### Dataset content
+--

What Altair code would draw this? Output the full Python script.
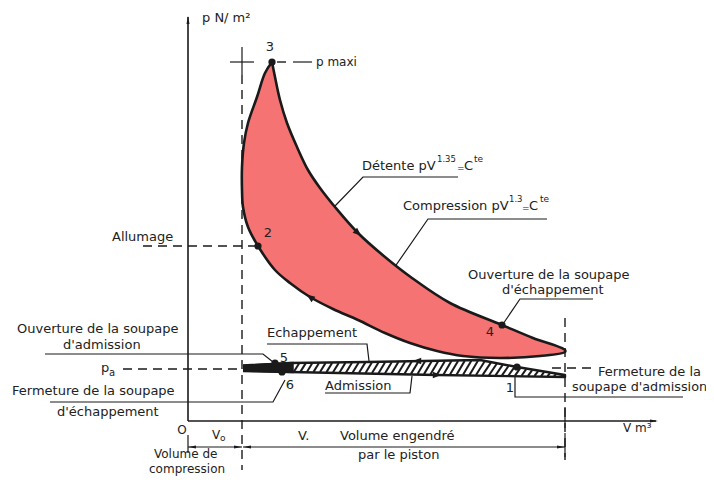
import altair as alt
import numpy as np
import pandas as pd

FONT = "DejaVu Sans"
RED = "#F67373"
INK = "#1a1a1a"

# Diagram units: V and p measured from the origin O (1 unit ~ 1 px of the drawing)
# ---- red work loop: expansion from 3 to the exhaust opening, then back along compression ----
exp_V = [84, 87, 92, 99, 109, 120, 132, 147, 170, 197, 224, 262, 314, 345, 377]
exp_p = [359, 344, 321, 298, 274, 251, 233, 214, 188, 164, 143, 118, 96, 83, 71]
low_V = [377, 352, 312, 275, 249, 222, 197, 170, 145, 122, 102, 87, 70, 60, 55, 54, 54, 56, 60, 69, 77, 84]
low_p = [69, 65, 63, 65, 70, 78, 88, 101, 112, 124, 138, 151, 175, 194, 214, 231, 254, 278, 298, 324, 348, 359]

# ---- pumping loop (hatched): exhaust line + start of compression, admission line ----
exh_V = [55, 102, 179, 292, 329, 377]
exh_p = [55, 58, 59, 61, 54, 46]
adm_V = [55, 102, 249, 377]
adm_p = [50, 49, 46, 44]
blk_V = [55, 105, 105, 55]
blk_p = [56, 58.5, 48.5, 50]

# ---- points 1..6 ----
pt_name = ["1", "2", "3", "4", "5", "6"]
pt_V = [329, 70, 84, 314, 87, 94]
pt_p = [54, 175, 359, 96, 58, 49]

# ---- arrows on the curves (V, p, direction in degrees) ----
arr_V = [170, 122, 229, 249]
arr_p = [188, 124, 60, 46]
arr_a = [132, 305, 270, 90]

# ---- line work ----
solid_thick = {
    "axe_p": ([0, 0], [0, 404]),
    "axe_V": ([0, 468], [0, 0]),
}
solid_thin = {
    "tick_O": ([0, 0], [-14, -32]),
    "dim_Vo": ([0, 54], [-26, -26]),
    "dim_V": ([55, 377], [-26, -26]),
    "tick_V1": ([377, 377], [14, -7]),
    "tick_V2": ([377, 377], [-12, -36]),
    "cross_pmax": ([42, 66], [359, 359]),
    "tick_top": ([54, 54], [374, 346]),
    "ld_ouv_adm": ([-143, 75, 85], [67, 67, 59]),
    "ld_ferm_ech": ([-138, 85, 97], [19, 19, 41]),
    "ld_ech": ([79, 179, 181], [77, 77, 60]),
    "ld_adm": ([137, 222, 224], [28, 28, 45]),
    "ld_ferm_adm": ([327, 327, 495], [52, 24, 24]),
    "ld_detente": ([270, 175, 147], [244, 244, 215]),
    "ld_compr": ([359, 240, 170], [202, 202, 101]),
    "ld_ouv_ech": ([405, 332, 315], [122, 122, 97]),
    "pmaxi_dash": ([105, 124], [359, 359]),
}
dashed = {
    "V0": ([54, 54], [346, -49]),
    "V1": ([377, 377], [103, -39]),
    "allumage": ([-45, 70], [175, 175]),
    "pa_left": ([-65, 55], [52, 52]),
    "pa_right": ([364, 406], [53, 53]),
    "pmaxi": ([89, 98], [359, 359]),
}

# ---- arrowheads of axes and dimension lines ----
head_V = [0, 466, 4, 50, 59, 373]
head_p = [401, 0, -26, -26, -26, -26]
head_a = [0, 90, 270, 90, 270, 90]

# ---- texts ----
txt_left = [
    ("p  N/ m²", 14, 403, 13),
    ("p maxi", 128, 359, 12),
    ("Allumage", -76, 184, 13),
    ("Détente  pV", 174, 255, 13), ("1.35", 249, 262, 8.5), ("=", 269, 253, 9), ("C", 276, 255, 13), ("te", 286, 262, 9),
    ("Compression  pV", 215, 215, 13), ("1.3", 321, 222, 8.5), ("=", 334, 213, 9), ("C", 341, 215, 13), ("te", 352, 222, 9),
    ("Ouverture de la soupape", 280, 146, 13),
    ("d'échappement", 314, 131, 13),
    ("Ouverture de la soupape", -171, 92, 13),
    ("d'admission", -125, 76, 13),
    ("Echappement", 79, 88, 13),
    ("p", -87, 53, 13), ("a", -79, 48, 10),
    ("Fermeture de la soupape", -176, 30, 13),
    ("d'échappement", -131, 9, 13),
    ("Admission", 137, 35, 13),
    ("Fermeture de la", 410, 49, 13),
    ("soupape d'admission", 384, 34, 12.8),
    ("V m³", 435, -7, 12),
    ("V", 24, -14, 12), ("o", 32, -17, 9),
    ("V.", 110, -15, 13),
    ("Volume engendré", 152, -15, 13),
    ("par le piston", 170, -34, 13),
    ("Volume de", -34, -33, 12),
    ("compression", -39, -48, 12),
]
txt_center = [
    ("3", 82, 374, 13), ("2", 80, 188, 13), ("4", 302, 89, 13),
    ("5", 96, 63, 13), ("6", 102, 36, 13), ("1", 322, 33, 13),
    ("O", -6, -9, 12),
]

# ================= build =================
W, H = 698, 468
xs = alt.Scale(domain=[-180, 518], nice=False, zero=False)
ys = alt.Scale(domain=[413 - H, 413], nice=False, zero=False)
X = alt.X("V:Q", scale=xs, axis=None)
Y = alt.Y("p:Q", scale=ys, axis=None)


def poly(V, p):
    return pd.DataFrame({"V": V, "p": p, "o": list(range(len(V)))})


def lines_df(d):
    rows = []
    for k, (vv, pp) in d.items():
        for i, (a, b) in enumerate(zip(vv, pp)):
            rows.append({"id": k, "o": i, "V": a, "p": b})
    return pd.DataFrame(rows)


red = alt.Chart(poly(exp_V + low_V, exp_p + low_p)).mark_line(
    fill=RED, stroke=INK, strokeWidth=2.6, interpolate="catmull-rom", strokeJoin="round"
).encode(x=X, y=Y, order="o:Q")

hatch_poly = alt.Chart(poly(exh_V + adm_V[::-1], exh_p + adm_p[::-1])).mark_line(
    fill="white", stroke=INK, strokeWidth=2.4, strokeJoin="round"
).encode(x=X, y=Y, order="o:Q")

# hatch stripes (decoration of the pumping loop)
rows = []
for x0 in np.arange(106, 372, 6.5):
    lo = np.interp(x0, adm_V, adm_p)
    up = np.interp(x0, exh_V, exh_p)
    if up - lo < 2:
        continue
    d = 0.55 * (up - lo)
    x1 = x0 + d
    up1 = np.interp(x1, exh_V, exh_p)
    lo1 = np.interp(x1, adm_V, adm_p)
    if up1 - lo1 < 1:
        continue
    rows.append({"V": x0, "p": lo + 0.6, "V2": x1, "p2": up1 - 0.6})
stripes = alt.Chart(pd.DataFrame(rows)).mark_rule(color=INK, strokeWidth=2).encode(
    x=X, y=Y, x2="V2:Q", y2="p2:Q"
)

black_part = alt.Chart(poly(blk_V, blk_p)).mark_line(fill=INK, stroke=INK, strokeWidth=1.5).encode(
    x=X, y=Y, order="o:Q"
)

thick = alt.Chart(lines_df(solid_thick)).mark_line(color=INK, strokeWidth=1.6).encode(
    x=X, y=Y, detail="id:N", order="o:Q"
)
thin = alt.Chart(lines_df(solid_thin)).mark_line(color=INK, strokeWidth=1.2).encode(
    x=X, y=Y, detail="id:N", order="o:Q"
)
dash = alt.Chart(lines_df(dashed)).mark_line(color=INK, strokeWidth=1.4, strokeDash=[9, 6]).encode(
    x=X, y=Y, detail="id:N", order="o:Q"
)

ARROW = "M0,-1L0.38,1L-0.38,1Z"
heads = alt.Chart(pd.DataFrame({"V": head_V, "p": head_p, "a": head_a})).mark_point(
    shape=ARROW, filled=True, color=INK, size=64, opacity=1
).encode(x=X, y=Y, angle=alt.Angle("a:Q", scale=None))

arrows = alt.Chart(pd.DataFrame({"V": arr_V, "p": arr_p, "a": arr_a})).mark_point(
    shape="M0,-1L0.8,1L-0.8,1Z", filled=True, color=INK, size=70, opacity=1
).encode(x=X, y=Y, angle=alt.Angle("a:Q", scale=None))

dots = alt.Chart(pd.DataFrame({"n": pt_name, "V": pt_V, "p": pt_p})).mark_circle(
    color=INK, size=52, opacity=1
).encode(x=X, y=Y)

tl = pd.DataFrame(txt_left, columns=["t", "V", "p", "s"])
tc = pd.DataFrame(txt_center, columns=["t", "V", "p", "s"])
texts_l = alt.Chart(tl).mark_text(align="left", baseline="middle", font=FONT, color="#222").encode(
    x=X, y=Y, text="t:N", size=alt.Size("s:Q", scale=None)
)
texts_c = alt.Chart(tc).mark_text(align="center", baseline="middle", font=FONT, color="#222").encode(
    x=X, y=Y, text="t:N", size=alt.Size("s:Q", scale=None)
)

chart = alt.layer(
    dash, thick, thin, hatch_poly, stripes, black_part, red, arrows, dots, heads, texts_l, texts_c
).properties(width=W, height=H, autosize="none", padding=0, background="white").configure_view(stroke=None)

chart.save("out.html", embed_options={"renderer": "svg", "actions": False})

+--

### What you will do
Starting with the first line of the data above and ending with the line containing "blk_p = [56, 58.5, 48.5, 50]", please restate every line exactly, leaving images out.

### Task answer
What Altair code would draw this? Output the full Python script.
import altair as alt
import numpy as np
import pandas as pd

FONT = "DejaVu Sans"
RED = "#F67373"
INK = "#1a1a1a"

# Diagram units: V and p measured from the origin O (1 unit ~ 1 px of the drawing)
# ---- red work loop: expansion from 3 to the exhaust opening, then back along compression ----
exp_V = [84, 87, 92, 99, 109, 120, 132, 147, 170, 197, 224, 262, 314, 345, 377]
exp_p = [359, 344, 321, 298, 274, 251, 233, 214, 188, 164, 143, 118, 96, 83, 71]
low_V = [377, 352, 312, 275, 249, 222, 197, 170, 145, 122, 102, 87, 70, 60, 55, 54, 54, 56, 60, 69, 77, 84]
low_p = [69, 65, 63, 65, 70, 78, 88, 101, 112, 124, 138, 151, 175, 194, 214, 231, 254, 278, 298, 324, 348, 359]

# ---- pumping loop (hatched): exhaust line + start of compression, admission line ----
exh_V = [55, 102, 179, 292, 329, 377]
exh_p = [55, 58, 59, 61, 54, 46]
adm_V = [55, 102, 249, 377]
adm_p = [50, 49, 46, 44]
blk_V = [55, 105, 105, 55]
blk_p = [56, 58.5, 48.5, 50]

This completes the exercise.